Senator

Personal details
- Born: 30 May 1982 (age 44) Kisii Kenya
- Party: Jubilee Party
- Other political affiliations: United Democratic Alliance Democracy for the Citizens Party
- Alma mater: University of Nairobi
- Occupation: Politician

= Millicent Omanga =

Kenyan politician and Businesswoman

Millicent Omanga (born 30 May 1982) is a Kenyan politician and businesswoman who served as a nominated Senator in Kenya under the Jubilee Party.

== Education ==
Omanga has a degree in journalism and a master's degree in commerce from the University of Nairobi.

== Career ==
Before joining politics, Omanga was involved in business ventures in Nairobi.

== Political career ==
Omanga contested the Nairobi Woman Representative seat during the 2017 Kenyan general election under the Jubilee Party ticket but was unsuccessful.
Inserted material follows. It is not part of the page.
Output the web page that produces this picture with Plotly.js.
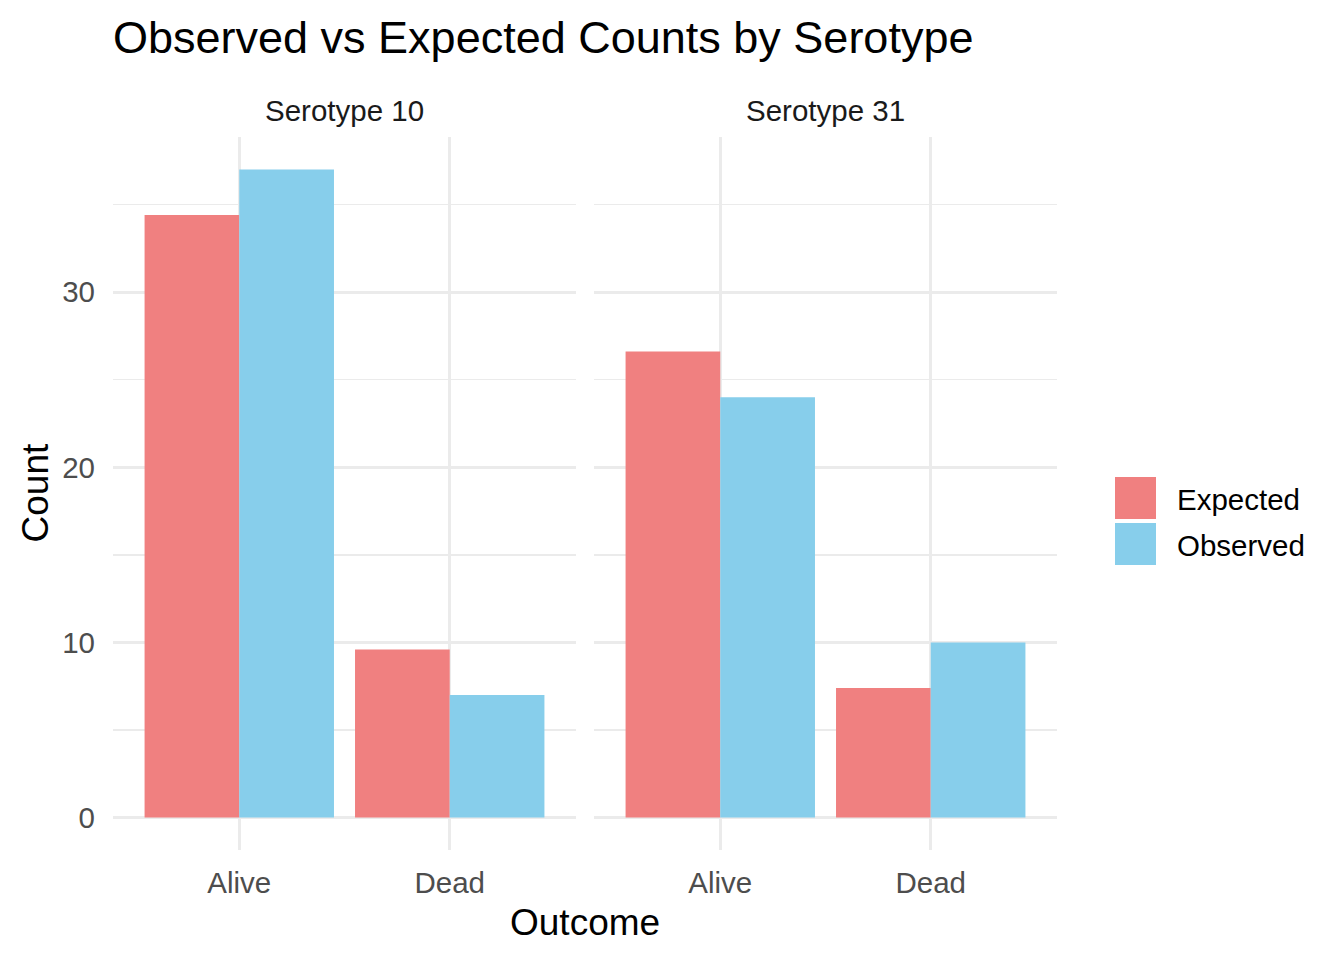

She was later nominated to the Senate of Kenya, where she served from 2017 to 2022. She was a member of the Jubilee Party and later aligned herself with the United Democratic Alliance (UDA). In 2026, Omanga joined the Democracy for the Citizens Party (DCP) after leaving the United Democratic Alliance.

In 2023, Omanga was appointed to a government position as a member of the Board of the Kenya Shipyards Limited.